Dominant angle identified — does not reflect unanimity of this country’s media
Paris, June 18, 2026. U.S. Defense Secretary Pete Hegseth delivered a forceful message from NATO headquarters in Brussels: Washington is launching a "thorough review" of its military presence in Europe spanning six months. The announcement, made during NATO defense ministers' meetings, landed like a sharp warning to European capitals.
The stated objective: "to ensure NATO advances rapidly and irreversibly toward an independent Europe that assumes primary responsibility for defending the continent," according to Hegseth's remarks cited by France Info and Le Monde. The language is unmistakable and raises fundamental strategic questions for Paris. France, as a nuclear power and permanent UN Security Council member, finds itself at the center of a structural realignment in European security architecture.
This review occurs amid mounting tensions between Washington and several European allies. The United States has criticized certain allies for refusing to grant NATO bases on their territory during military operations against Iran—a conflict initiated on February 28 through joint American-Israeli strikes. Hegseth branded these refusals "shameful," arguing that "these allies are putting American sons and daughters at risk." BFMTV reports that the review should also enable the U.S. to secure guaranteed, predictable access to NATO bases and airspace.

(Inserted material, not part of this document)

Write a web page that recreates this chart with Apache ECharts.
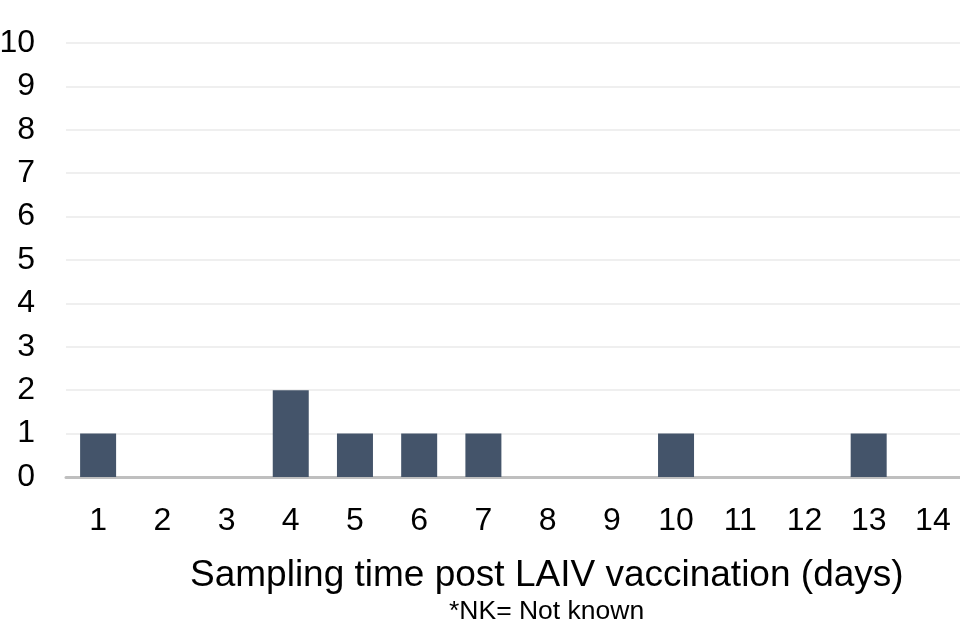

Financial pressure is explicit. The Pentagon chief has tied American contributions to NATO's budget to allied nations meeting defense spending targets established at The Hague summit. Weeks earlier, on June 3, Washington had already informed allies it would no longer provide carrier strike groups, aerial refueling assets, or fighter aircraft in the event of attacks against them—a de facto revision of Article 5 guarantees. Hegseth advocates for "NATO 3.0," a "true hardline military alliance."

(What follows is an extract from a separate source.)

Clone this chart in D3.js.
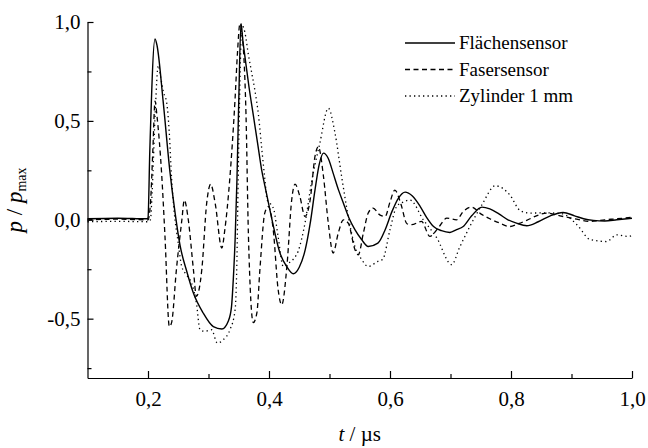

For France, the dilemma is twofold. On one hand, Paris champions European strategic autonomy, an agenda this American pressure is now accelerating sharply. On the other, a potential weakening of the American security umbrella arrives amid tense geopolitical circumstances—war in Ukraine, a fragile accord with Iran. The G7 gathering in Evian affirmed renewed unity on pressure against Moscow, yet the cracks within NATO revealed by Hegseth's announcement sketch a security architecture in flux, where Paris must deliberate each move with the caution of a power unwilling to choose between Washington and its own continental ambitions.
France-centric framing: articles analyze the announcement primarily through implications for France and Europe, without detailing positions of more directly exposed allies such as Baltic states or Poland.
Reliance on U.S. official voice: Hegseth's statements are extensively cited without corresponding analysis from concerned European governments.
Limited coverage of American domestic context: articles do not examine congressional debate or dissenting views within the Trump administration regarding this review.